▶ **EXERCISE DATA**:
>>>

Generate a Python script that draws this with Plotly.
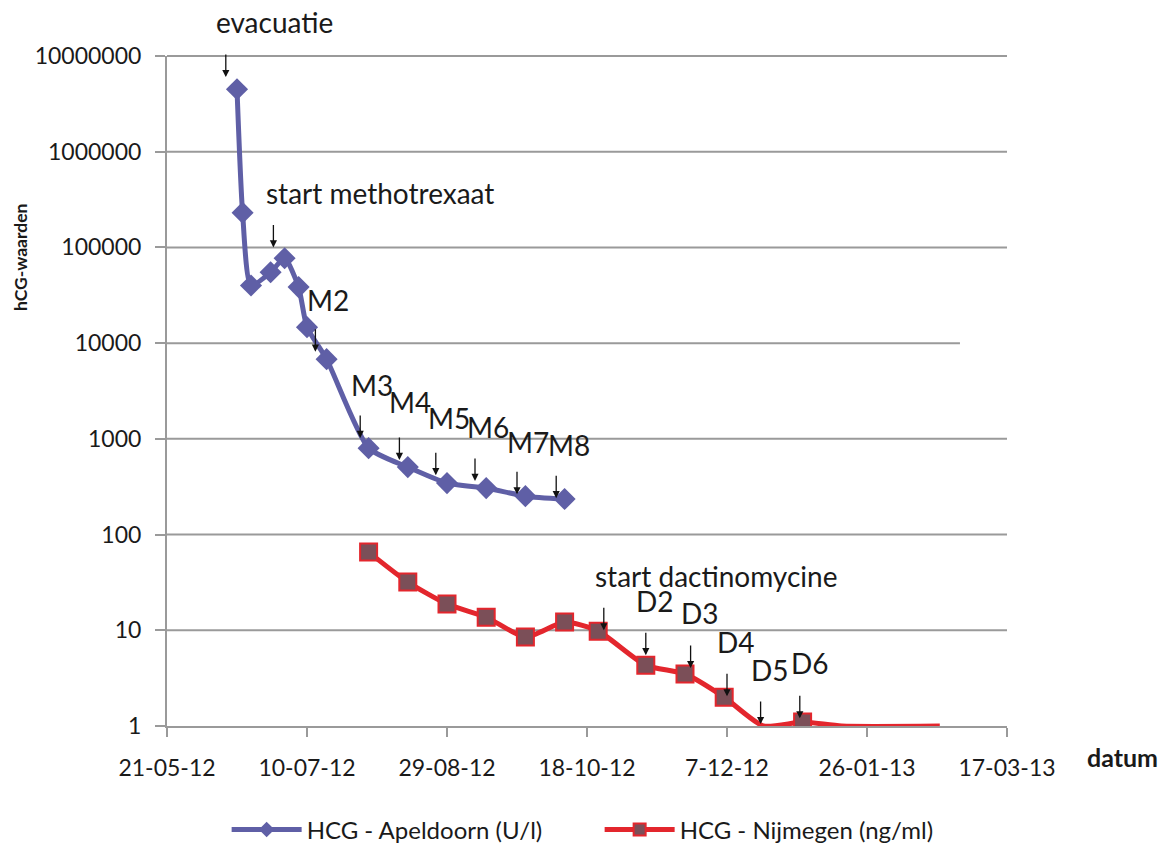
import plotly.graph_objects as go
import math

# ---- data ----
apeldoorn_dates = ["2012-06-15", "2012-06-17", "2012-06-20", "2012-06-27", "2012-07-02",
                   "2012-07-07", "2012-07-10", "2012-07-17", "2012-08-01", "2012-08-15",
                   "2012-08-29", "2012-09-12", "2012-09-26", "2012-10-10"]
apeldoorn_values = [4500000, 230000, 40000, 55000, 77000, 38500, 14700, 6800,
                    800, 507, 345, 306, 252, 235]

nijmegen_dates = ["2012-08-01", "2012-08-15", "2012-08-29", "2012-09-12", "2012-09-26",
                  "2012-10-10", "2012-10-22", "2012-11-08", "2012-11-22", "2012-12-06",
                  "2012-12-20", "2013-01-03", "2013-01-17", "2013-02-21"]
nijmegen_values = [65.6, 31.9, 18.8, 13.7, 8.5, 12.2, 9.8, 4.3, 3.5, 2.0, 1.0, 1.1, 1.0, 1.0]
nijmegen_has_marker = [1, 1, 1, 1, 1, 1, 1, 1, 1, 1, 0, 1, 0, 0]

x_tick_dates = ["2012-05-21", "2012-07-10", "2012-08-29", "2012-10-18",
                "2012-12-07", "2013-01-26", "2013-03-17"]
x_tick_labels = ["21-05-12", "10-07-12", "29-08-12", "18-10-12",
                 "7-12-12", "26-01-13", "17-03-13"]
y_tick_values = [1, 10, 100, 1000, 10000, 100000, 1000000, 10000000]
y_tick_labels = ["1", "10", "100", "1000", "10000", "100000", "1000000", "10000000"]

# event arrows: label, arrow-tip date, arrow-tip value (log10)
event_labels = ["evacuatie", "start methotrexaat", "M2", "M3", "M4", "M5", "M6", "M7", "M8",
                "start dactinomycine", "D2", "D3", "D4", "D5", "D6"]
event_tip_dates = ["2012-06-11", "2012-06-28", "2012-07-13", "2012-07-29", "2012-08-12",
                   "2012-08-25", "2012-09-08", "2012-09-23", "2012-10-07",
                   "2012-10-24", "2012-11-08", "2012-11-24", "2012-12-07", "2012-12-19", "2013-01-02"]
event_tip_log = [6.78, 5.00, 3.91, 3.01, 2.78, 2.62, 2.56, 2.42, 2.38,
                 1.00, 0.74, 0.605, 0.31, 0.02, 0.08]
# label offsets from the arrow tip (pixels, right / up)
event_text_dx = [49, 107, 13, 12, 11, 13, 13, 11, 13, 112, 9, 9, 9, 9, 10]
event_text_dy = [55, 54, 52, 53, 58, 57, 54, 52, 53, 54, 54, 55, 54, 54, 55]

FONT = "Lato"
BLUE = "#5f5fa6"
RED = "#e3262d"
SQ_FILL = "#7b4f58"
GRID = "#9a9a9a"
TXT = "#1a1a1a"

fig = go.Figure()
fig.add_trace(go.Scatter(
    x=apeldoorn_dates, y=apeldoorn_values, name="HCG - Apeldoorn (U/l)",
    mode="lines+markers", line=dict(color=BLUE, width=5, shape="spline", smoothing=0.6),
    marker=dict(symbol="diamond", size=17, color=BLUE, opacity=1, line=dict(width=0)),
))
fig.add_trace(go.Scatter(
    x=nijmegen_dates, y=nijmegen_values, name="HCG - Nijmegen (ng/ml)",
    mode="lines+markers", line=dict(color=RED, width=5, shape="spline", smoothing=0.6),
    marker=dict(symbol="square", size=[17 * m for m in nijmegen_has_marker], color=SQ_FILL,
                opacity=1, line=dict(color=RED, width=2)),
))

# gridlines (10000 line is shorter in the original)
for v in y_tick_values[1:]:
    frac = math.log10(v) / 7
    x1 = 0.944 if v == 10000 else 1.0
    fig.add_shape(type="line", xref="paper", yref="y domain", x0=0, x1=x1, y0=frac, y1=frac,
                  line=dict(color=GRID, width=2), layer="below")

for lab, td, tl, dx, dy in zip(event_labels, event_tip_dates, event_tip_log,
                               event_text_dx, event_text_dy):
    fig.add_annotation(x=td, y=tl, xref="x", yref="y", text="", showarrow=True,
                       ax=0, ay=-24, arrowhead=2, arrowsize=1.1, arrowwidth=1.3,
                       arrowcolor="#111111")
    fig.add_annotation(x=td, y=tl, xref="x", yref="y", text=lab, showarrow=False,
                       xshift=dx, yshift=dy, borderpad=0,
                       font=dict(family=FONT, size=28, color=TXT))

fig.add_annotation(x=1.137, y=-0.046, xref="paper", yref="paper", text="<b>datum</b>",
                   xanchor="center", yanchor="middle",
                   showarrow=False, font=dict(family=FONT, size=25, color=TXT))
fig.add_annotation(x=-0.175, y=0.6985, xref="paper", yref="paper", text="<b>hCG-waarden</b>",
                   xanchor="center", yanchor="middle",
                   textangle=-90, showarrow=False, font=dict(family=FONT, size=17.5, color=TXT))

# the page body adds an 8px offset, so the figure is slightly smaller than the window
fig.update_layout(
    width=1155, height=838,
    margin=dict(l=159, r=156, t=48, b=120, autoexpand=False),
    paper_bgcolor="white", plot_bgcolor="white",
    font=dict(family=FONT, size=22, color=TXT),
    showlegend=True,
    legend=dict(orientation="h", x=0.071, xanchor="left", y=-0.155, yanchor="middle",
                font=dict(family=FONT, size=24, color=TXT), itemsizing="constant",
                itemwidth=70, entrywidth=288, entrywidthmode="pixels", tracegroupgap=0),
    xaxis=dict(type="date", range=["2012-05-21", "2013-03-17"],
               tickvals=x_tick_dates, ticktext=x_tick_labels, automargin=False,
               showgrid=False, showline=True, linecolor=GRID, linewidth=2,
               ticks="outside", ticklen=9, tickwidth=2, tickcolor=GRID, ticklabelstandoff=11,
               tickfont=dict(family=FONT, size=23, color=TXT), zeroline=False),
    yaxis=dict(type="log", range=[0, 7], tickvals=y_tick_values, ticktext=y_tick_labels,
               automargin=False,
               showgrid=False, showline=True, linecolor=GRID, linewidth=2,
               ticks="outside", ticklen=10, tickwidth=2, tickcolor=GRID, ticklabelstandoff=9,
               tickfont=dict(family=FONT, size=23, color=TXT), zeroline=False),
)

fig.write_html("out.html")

<<<
>>>

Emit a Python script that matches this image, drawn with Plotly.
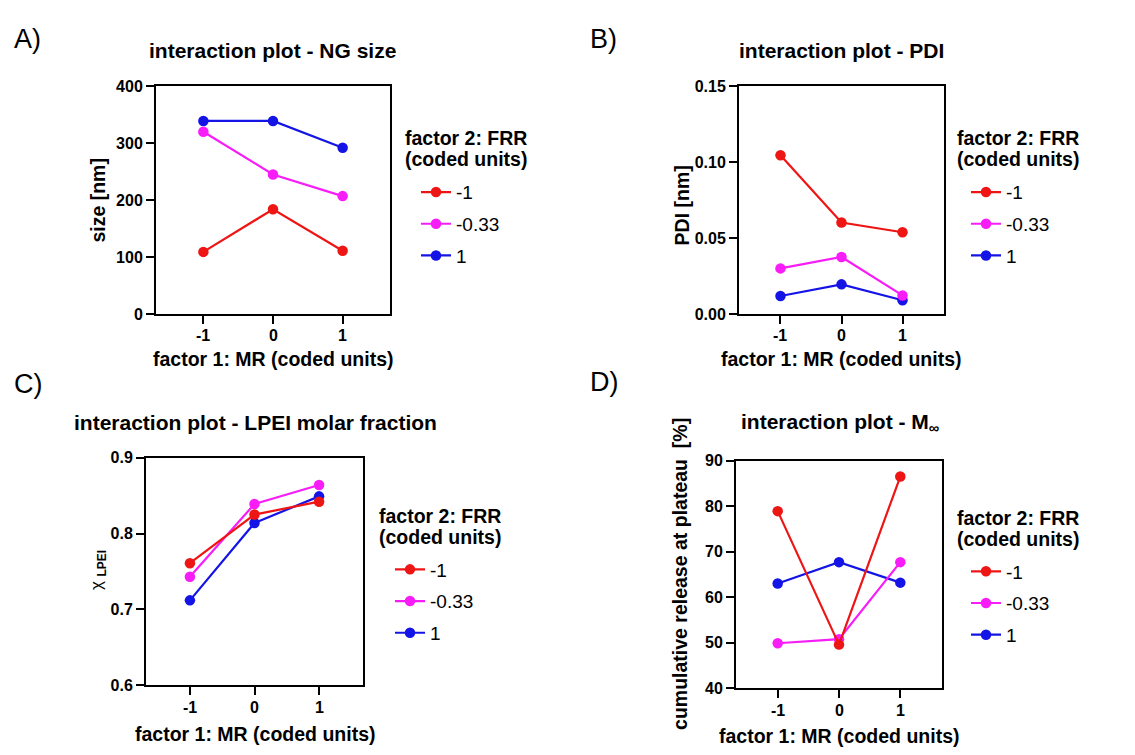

<<<

▶ **WHAT TO PRODUCE**: Start at the line above containing "Generate a Python" and stop at the line containing "800, 507, 345, 306, 252, 235]": print those lines and everything between them exactly, but not the pictures.

▶ **EXERCISE RESULT**:
Generate a Python script that draws this with Plotly.
import plotly.graph_objects as go
import math

# ---- data ----
apeldoorn_dates = ["2012-06-15", "2012-06-17", "2012-06-20", "2012-06-27", "2012-07-02",
                   "2012-07-07", "2012-07-10", "2012-07-17", "2012-08-01", "2012-08-15",
                   "2012-08-29", "2012-09-12", "2012-09-26", "2012-10-10"]
apeldoorn_values = [4500000, 230000, 40000, 55000, 77000, 38500, 14700, 6800,
                    800, 507, 345, 306, 252, 235]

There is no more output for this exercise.